Hence the extreme scrutiny for a woman politician's voice. A fascinating anthropological document is a 2008 video of Republican pollster Frank Luntz explaining Clinton’s voice to Sean Hannity on Fox News. A clip rolls of Clinton speaking in a lecture hall with reverberation that wrecks the audio quality. Of course Clinton sounds awful. Luntz says, "Forget the words. Listen to the way she communicates. It's ALL AT THE SAME LEVEL AND I DONT WANT TO MAKE YOUR CONTROL ROOM GO NUTS BUT IT GETS LOUDER AND LOUDER but her voice doesn't go up or down." Then Luntz looks like a little boy about to tell a dirty joke: "Her voice is ... and we'll end up getting hit by Media Matters, but it's true. In the research I have done ... her voice turns people off. Because they feel like they're being lectured." This clip exists on YouTube as "Hillary Clinton's Voice is a Turn Off!"
"I don’t know that the best evidence of the effect of Hillary’s voice would be in a recording of her giving a speech over a PA in a reverberating hall, captured on a cell phone, rebroadcast over TV and then recaptured on cell phone,” NPR linguist Nunberg says.
If you watch old clips of Clinton from the 1992 campaign, she is presenting herself in a much more feminine way, Fought says. She sounds more emotional—even if that means being pissed off when reporters ask about Gennifer Flowers. She sounds a little bit more Arkansas. She even wears a headband. But not anymore. "I think the advice she’s gotten is to get anything marked out of her speech," Fought says, "anything that people can pick up on and make fun of." It's not masculine of feminine, it's not regional, it's not overly emotional or overly assertive. Hillary Clinton, having learned some lessons from the 2008 presidential race, might be playing up her femininity, talking about weddings and yoga and babies. But when you hear her voice, she doesn't want you to think "girl."

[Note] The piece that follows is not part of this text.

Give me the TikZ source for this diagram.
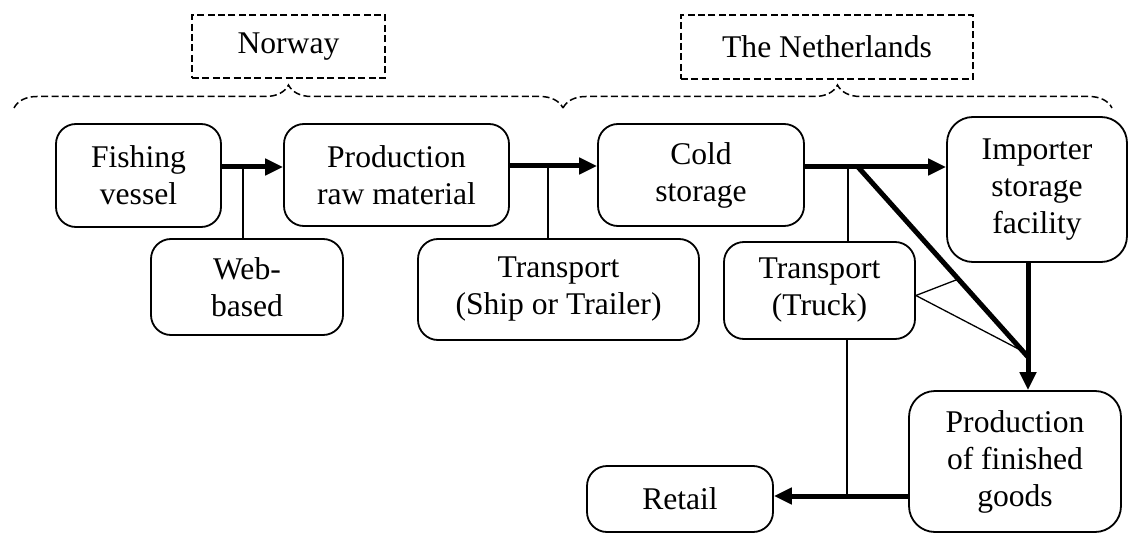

Let's face it, she's going to be hit whether she sounds like "a girl" or whether she doesn't. When we're trying to speak with authority we will either be criticized or shushed for sounding ditzy or grating by people who want to shut us down.
(Links to all that at TNR and they are fascinating. I just didn't feel like copying and pasting them all.)
Here's an example of this phenomenon. I know it's cheap to use Tweety but in my experience he was just a guy who said what others were thinking:
MATTHEWS: Let me go back to Frank Luntz. Frank, you were talking about smooth transitions and I was thinking how hard it is for a woman to take on a job that's always been held by men. And it is so hard.
We were watching Hillary Clinton earlier tonight; she was giving a campaign barn-burner speech, which is harder to give for a woman; it can grate on some men when they listen to it -- fingernails on a blackboard, perhaps.
Now, here's Nancy Pelosi who has to do the good fight against the president over issues like minimum wage and reforming -- perhaps -- prescription drugs, so that people can afford drugs and get them in a program that's easy to understand. All kinds of things like that she'll have to go head-to-head with this president. How does she do it without screaming? How does she do it without becoming grating?
"...to men", he should have added. Women don't seem to have this problem. But does it even matter what they think?